In the materials called insulators, the gap between the valence band and the conduction band is so high that electrons cannot jump from the valence band to the conduction band, and so they cannot generate an electrical current.
Of course, if we apply a voltage high enough, we can still provide them the energy to make the jump. However, in that case, because of the very high voltage, electrons jump from one band to the other in a disruptive way, causing the material to break. Once that happened, the insulator loose its property and it is no good anymore as such.

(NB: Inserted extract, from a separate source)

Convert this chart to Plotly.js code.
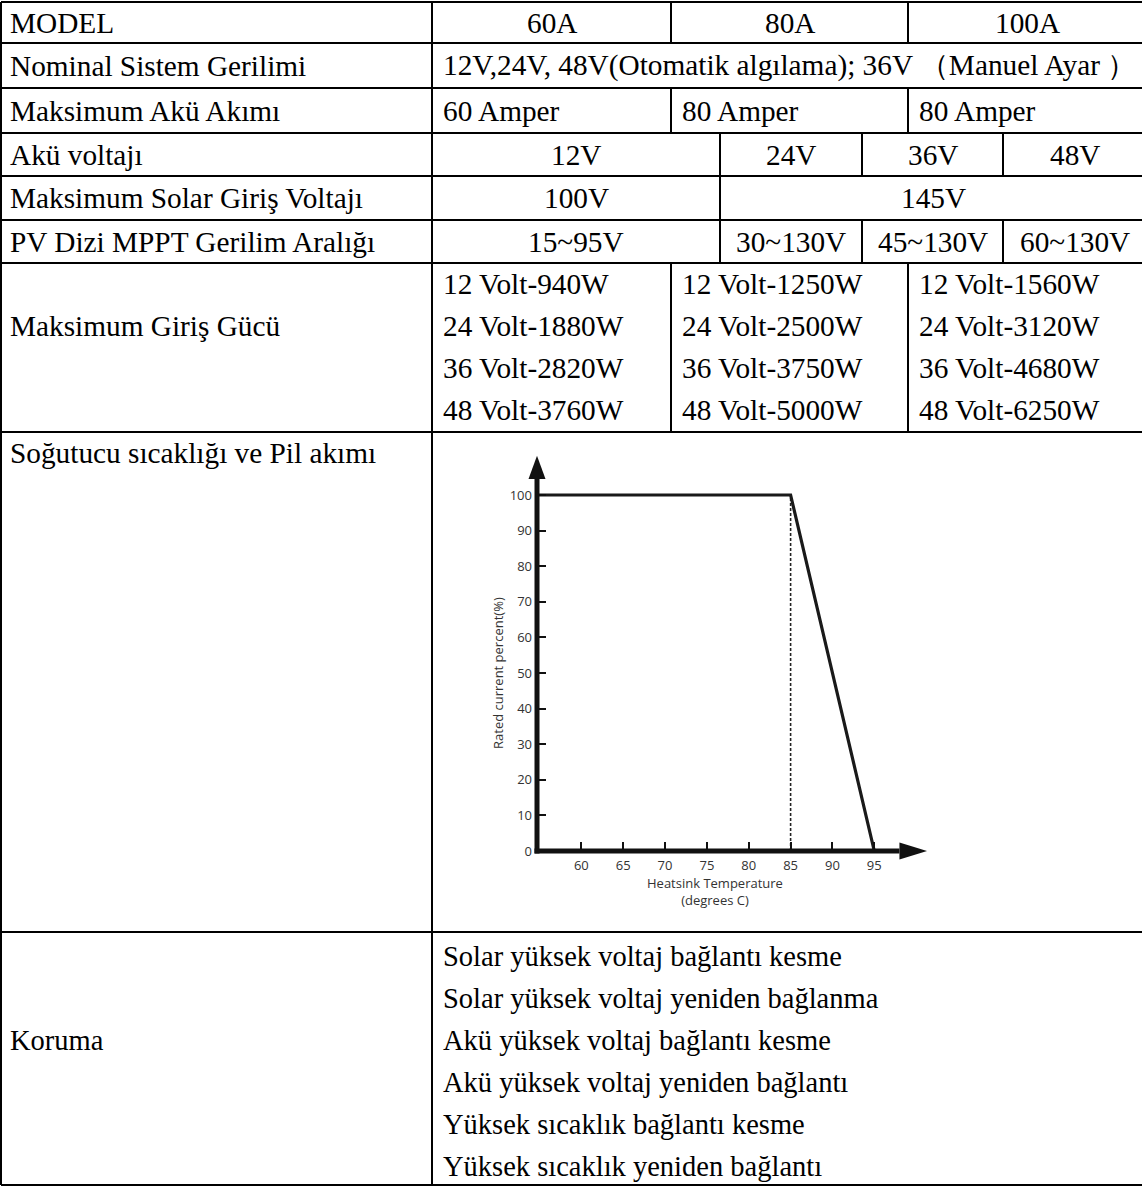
<!DOCTYPE html>
<html><head><meta charset="utf-8">
<script src="https://cdn.plot.ly/plotly-3.0.1.min.js"></script>
<style>html,body{margin:0;padding:0;background:#fff}#chart{width:1142px;height:1186px}</style>
</head><body><div id="chart"></div>
<script>
// ================= DATA =================
const rowLabels = ["MODEL", "Nominal Sistem Gerilimi", "Maksimum Akü Akımı", "Akü voltajı",
  "Maksimum Solar Giriş Voltajı", "PV Dizi MPPT Gerilim Aralığı", "Maksimum Giriş Gücü",
  "Soğutucu sıcaklığı ve Pil akımı", "Koruma"];
const models = ["60A", "80A", "100A"];
const nominalVoltage = "12V,24V, 48V(Otomatik algılama); 36V （Manuel Ayar ）";
const maxBatteryCurrent = ["60 Amper", "80 Amper", "80 Amper"];
const batteryVoltages = ["12V", "24V", "36V", "48V"];
const maxSolarVoltage = ["100V", "145V"];
const mpptRanges = ["15~95V", "30~130V", "45~130V", "60~130V"];
const inputPower60A = ["12 Volt-940W", "24 Volt-1880W", "36 Volt-2820W", "48 Volt-3760W"];
const inputPower80A = ["12 Volt-1250W", "24 Volt-2500W", "36 Volt-3750W", "48 Volt-5000W"];
const inputPower100A = ["12 Volt-1560W", "24 Volt-3120W", "36 Volt-4680W", "48 Volt-6250W"];
const protections = ["Solar yüksek voltaj bağlantı kesme", "Solar yüksek voltaj yeniden bağlanma",
  "Akü yüksek voltaj bağlantı kesme", "Akü yüksek voltaj yeniden bağlantı",
  "Yüksek sıcaklık bağlantı kesme", "Yüksek sıcaklık yeniden bağlantı"];

// derating curve
const heatsinkTemp = [54.7, 85, 95];
const ratedCurrentPct = [100, 100, 0];
const kneeTemp = [85, 85];
const kneePct = [0, 100];
const tempTicks = [60, 65, 70, 75, 80, 85, 90, 95];
const pctTicks = [0, 10, 20, 30, 40, 50, 60, 70, 80, 90, 100];
const xTitle = "Heatsink Temperature<br>(degrees C)";
const yTitle = "Rated current percent(%)";

// ================= LAYOUT (pixels) =================
const W = 1142, H = 1186;
const X = {L: 1, C1: 432, C2: 671, C3: 908, R: 1160, RV: 1146, V1: 720, V2: 862, V3: 1003};
const rowsY = [2, 43, 88, 133, 176, 220, 263, 432, 932, 1185];
const padL = 8, padR = 441;
const lineStep = 42;
const FONT = {family: "Liberation Serif, Times New Roman, serif", size: 29.3, color: "#000"};
const FONT_PROT = {family: FONT.family, size: 28.5, color: "#000"};

const annotations = [];
function txt(text, x, y, xanchor, font) {
  annotations.push({text: text, x: x, y: y, xref: "x", yref: "y", xanchor: xanchor || "left",
    yanchor: "middle", showarrow: false, font: font || FONT});
}
const mid = (a, b) => (a + b) / 2;
const rc = i => mid(rowsY[i], rowsY[i + 1]);

// left labels
[0, 1, 2, 3, 4, 5].forEach(i => txt(rowLabels[i], padL, rc(i)));
const powerY0 = 284;
txt(rowLabels[6], padL, powerY0 + lineStep);
txt(rowLabels[7], padL, 453);
const protY0 = 956;
txt(rowLabels[8], padL, protY0 + 2 * lineStep, "left", FONT_PROT);

// row 0
const c3 = [mid(X.C1, X.C2), mid(X.C2, X.C3), mid(X.C3, X.RV)];
models.forEach((m, i) => txt(m, c3[i], rc(0), "center"));
// row 1
txt(nominalVoltage, padR, rc(1));
// row 2
const l3 = [padR, X.C2 + 9, X.C3 + 9];
maxBatteryCurrent.forEach((m, i) => txt(m, l3[i], rc(2)));
// row 3 / 5
const c4 = [mid(X.C1, X.V1), mid(X.V1, X.V2), mid(X.V2, X.V3), mid(X.V3, X.RV)];
batteryVoltages.forEach((m, i) => txt(m, c4[i], rc(3), "center"));
mpptRanges.forEach((m, i) => txt(m, c4[i], rc(5), "center"));
// row 4
txt(maxSolarVoltage[0], c4[0], rc(4), "center");
txt(maxSolarVoltage[1], mid(X.V1, X.RV), rc(4), "center");
// row 6
[inputPower60A, inputPower80A, inputPower100A].forEach((col, j) =>
  col.forEach((s, k) => txt(s, l3[j], powerY0 + k * lineStep)));
// row 8
protections.forEach((s, k) => txt(s, padR, protY0 + k * lineStep, "left", FONT_PROT));

// grid lines
const shapes = [];
const LW = 2;
function seg(x0, y0, x1, y1, color, width) {
  shapes.push({type: "line", xref: "x", yref: "y", x0: x0, y0: y0, x1: x1, y1: y1,
    line: {color: color || "#000", width: width || LW}});
}
rowsY.forEach(y => seg(X.L, y, X.R, y));
seg(X.L, rowsY[0], X.L, rowsY[9]);
seg(X.C1, rowsY[0], X.C1, rowsY[9]);
[0, 2, 6].forEach(i => { seg(X.C2, rowsY[i], X.C2, rowsY[i + 1]); seg(X.C3, rowsY[i], X.C3, rowsY[i + 1]); });
[3, 4, 5].forEach(i => seg(X.V1, rowsY[i], X.V1, rowsY[i + 1]));
[3, 5].forEach(i => { seg(X.V2, rowsY[i], X.V2, rowsY[i + 1]); seg(X.V3, rowsY[i], X.V3, rowsY[i + 1]); });

// ---- inset chart geometry ----
const inset = {x0px: 537, y0px: 851, pxPerX: 8.37, pxPerY: 3.56};
const xRange2 = [heatsinkTemp[0], 102];
const yRange2 = [0, 112];
const dom2x = [inset.x0px / W, (inset.x0px + (xRange2[1] - xRange2[0]) * inset.pxPerX) / W];
const dom2y = [1 - inset.y0px / H, 1 - (inset.y0px - (yRange2[1] - yRange2[0]) * inset.pxPerY) / H];
const px = v => inset.x0px + (v - xRange2[0]) * inset.pxPerX;
const py = v => inset.y0px - (v - yRange2[0]) * inset.pxPerY;
// axis lines with arrowheads (drawn on the unclipped page axes)
const AX = {w: 5, yTip: 111, yBase: 104.5, xTip: 101.3, xBase: 98, half: 8.5};
const ax0 = px(xRange2[0]), ay0 = py(0);
seg(ax0, ay0 + AX.w / 2, ax0, py(AX.yBase), "#111", AX.w);
seg(ax0 - AX.w / 2, ay0, px(AX.xBase), ay0, "#111", AX.w);
shapes.push({type: "path", xref: "x", yref: "y",
  path: `M ${ax0 - AX.half} ${py(AX.yBase)} L ${ax0} ${py(AX.yTip)} L ${ax0 + AX.half} ${py(AX.yBase)} Z`,
  fillcolor: "#111", line: {width: 0}});
shapes.push({type: "path", xref: "x", yref: "y",
  path: `M ${px(AX.xBase)} ${ay0 - AX.half} L ${px(AX.xTip)} ${ay0} L ${px(AX.xBase)} ${ay0 + AX.half} Z`,
  fillcolor: "#111", line: {width: 0}});

const tickFont = {family: "Open Sans, DejaVu Sans, sans-serif", size: 13, color: "#333"};
// axis titles
annotations.push({text: xTitle, x: 715, y: 891, xref: "x", yref: "y", xanchor: "center", yanchor: "middle",
  showarrow: false, font: tickFont});
annotations.push({text: yTitle, x: 498, y: mid(py(0), py(100)), xref: "x", yref: "y",
  xanchor: "center", yanchor: "middle", textangle: -90, showarrow: false,
  font: {family: tickFont.family, size: 13, color: "#333"}});

const traces = [
  {type: "scatter", mode: "lines", x: kneeTemp, y: kneePct, xaxis: "x2", yaxis: "y2",
    line: {color: "#222", width: 1.6, dash: "3px,2px"}, hoverinfo: "skip", showlegend: false},
  {type: "scatter", mode: "lines", x: heatsinkTemp, y: ratedCurrentPct, xaxis: "x2", yaxis: "y2",
    line: {color: "#1a1a1a", width: 3.2}, hoverinfo: "skip", showlegend: false}
];

const layout = {
  width: W, height: H, margin: {l: 0, r: 0, t: 0, b: 0},
  paper_bgcolor: "#fff", plot_bgcolor: "rgba(0,0,0,0)", showlegend: false,
  xaxis: {range: [0, W], domain: [0, 1], visible: false, fixedrange: true},
  yaxis: {range: [H, 0], domain: [0, 1], visible: false, fixedrange: true},
  xaxis2: {range: xRange2, domain: dom2x, anchor: "y2", showgrid: false, zeroline: false, showline: false,
    tickmode: "array", tickvals: tempTicks, ticktext: tempTicks.map(String),
    ticks: "inside", ticklen: 9, tickwidth: 2, tickcolor: "#111", tickfont: tickFont, ticklabelstandoff: 5},
  yaxis2: {range: yRange2, domain: dom2y, anchor: "x2", showgrid: false, zeroline: false, showline: false,
    tickmode: "array", tickvals: pctTicks, ticktext: pctTicks.map(String),
    ticks: "inside", ticklen: 9, tickwidth: 2, tickcolor: "#111", tickfont: tickFont, ticklabelstandoff: 4},
  shapes: shapes,
  annotations: annotations
};

Plotly.newPlot("chart", traces, layout, {staticPlot: true, displayModeBar: false});
</script>
</body></html>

Finally, in the materials called semiconductors, the valence band and the conduction band are separated, but close together. It is relatively easy for an electron in the valence band to jump to the conduction band if we only heat a little bit the semiconductor, maybe just with our bare hands. The heat provides enough energy to the electrons to jump to the conduction band. However, not many electrons will do so, unless we keep heating the semiconductor. So, at the end, although capable of conducting some current, semiconductors are not good in doing so. Thus the name of their category.

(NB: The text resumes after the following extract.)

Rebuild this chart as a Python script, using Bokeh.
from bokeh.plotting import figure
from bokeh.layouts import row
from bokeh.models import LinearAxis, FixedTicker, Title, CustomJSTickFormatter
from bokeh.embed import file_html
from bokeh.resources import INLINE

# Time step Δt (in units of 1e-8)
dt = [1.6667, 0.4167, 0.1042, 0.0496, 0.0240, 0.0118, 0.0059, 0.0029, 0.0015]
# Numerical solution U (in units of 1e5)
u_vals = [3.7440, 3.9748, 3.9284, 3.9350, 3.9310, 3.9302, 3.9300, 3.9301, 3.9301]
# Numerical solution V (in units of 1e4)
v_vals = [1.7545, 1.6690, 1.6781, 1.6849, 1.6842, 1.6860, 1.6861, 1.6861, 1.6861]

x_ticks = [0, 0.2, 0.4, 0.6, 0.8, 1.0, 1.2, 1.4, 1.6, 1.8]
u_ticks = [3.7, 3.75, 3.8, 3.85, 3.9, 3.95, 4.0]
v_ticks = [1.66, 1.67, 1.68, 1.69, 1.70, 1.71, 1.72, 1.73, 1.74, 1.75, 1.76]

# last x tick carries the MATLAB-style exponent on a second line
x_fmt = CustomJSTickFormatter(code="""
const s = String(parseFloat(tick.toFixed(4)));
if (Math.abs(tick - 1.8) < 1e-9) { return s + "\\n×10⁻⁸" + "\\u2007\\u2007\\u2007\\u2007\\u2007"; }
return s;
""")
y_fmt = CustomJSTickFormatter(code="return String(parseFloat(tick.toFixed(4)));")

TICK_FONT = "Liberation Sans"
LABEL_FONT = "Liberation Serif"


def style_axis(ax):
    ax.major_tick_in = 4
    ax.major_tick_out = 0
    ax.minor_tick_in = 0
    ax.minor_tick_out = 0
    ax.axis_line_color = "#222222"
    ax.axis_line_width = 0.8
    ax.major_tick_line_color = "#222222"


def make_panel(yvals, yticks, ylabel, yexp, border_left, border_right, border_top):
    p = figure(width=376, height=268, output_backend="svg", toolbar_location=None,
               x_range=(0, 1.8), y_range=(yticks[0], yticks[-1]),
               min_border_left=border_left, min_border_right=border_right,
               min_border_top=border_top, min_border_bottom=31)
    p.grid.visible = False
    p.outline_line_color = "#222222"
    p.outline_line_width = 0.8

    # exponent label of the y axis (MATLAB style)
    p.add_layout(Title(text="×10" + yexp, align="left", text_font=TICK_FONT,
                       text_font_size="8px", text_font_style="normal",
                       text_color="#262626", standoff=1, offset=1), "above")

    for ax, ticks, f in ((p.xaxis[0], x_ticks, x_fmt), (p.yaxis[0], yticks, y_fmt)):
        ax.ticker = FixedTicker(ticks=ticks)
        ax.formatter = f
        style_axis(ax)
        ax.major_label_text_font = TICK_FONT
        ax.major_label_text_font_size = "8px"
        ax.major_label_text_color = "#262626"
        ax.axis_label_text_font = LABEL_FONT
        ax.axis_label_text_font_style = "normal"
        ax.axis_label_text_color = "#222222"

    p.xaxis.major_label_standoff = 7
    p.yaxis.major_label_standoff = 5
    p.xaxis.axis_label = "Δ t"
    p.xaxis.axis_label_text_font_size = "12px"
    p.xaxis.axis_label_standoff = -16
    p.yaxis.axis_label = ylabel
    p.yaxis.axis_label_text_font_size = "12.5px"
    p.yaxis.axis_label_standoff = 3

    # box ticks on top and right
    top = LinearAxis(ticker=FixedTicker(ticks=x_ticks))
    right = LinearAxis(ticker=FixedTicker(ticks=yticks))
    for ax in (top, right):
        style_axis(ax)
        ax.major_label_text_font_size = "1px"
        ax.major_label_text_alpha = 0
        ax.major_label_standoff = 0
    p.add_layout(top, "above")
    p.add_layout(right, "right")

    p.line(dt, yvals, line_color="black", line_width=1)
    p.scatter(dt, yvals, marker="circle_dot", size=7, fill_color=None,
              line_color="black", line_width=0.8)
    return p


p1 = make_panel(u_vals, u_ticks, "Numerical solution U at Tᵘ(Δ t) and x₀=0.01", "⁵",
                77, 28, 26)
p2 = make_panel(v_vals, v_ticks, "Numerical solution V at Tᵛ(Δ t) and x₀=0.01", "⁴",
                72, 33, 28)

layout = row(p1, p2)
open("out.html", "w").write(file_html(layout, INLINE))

In this article, we have talked about energy bands in materials, and how materials behave based on the position of the two highest energy band levels.

We have said that conductors are those were valence and conduction bands are partially overlapping.

Conversely, insulators are those that have a high gap in between the valence and the conduction bands.

And finally, semiconductors are those somewhat in between. For them, the valence and conduction bands are separated with a gap, but that gap is small enough to allow, under certain conditions, for the electrons to jump from the valence to the conduction band. That’s why they perform poorly both as conductors and insulators. However, we will see later on how semiconductors can be of great advantage for us, as long as they are treated in a certain way. They are those that allow us to build all the wonders of modern electronics.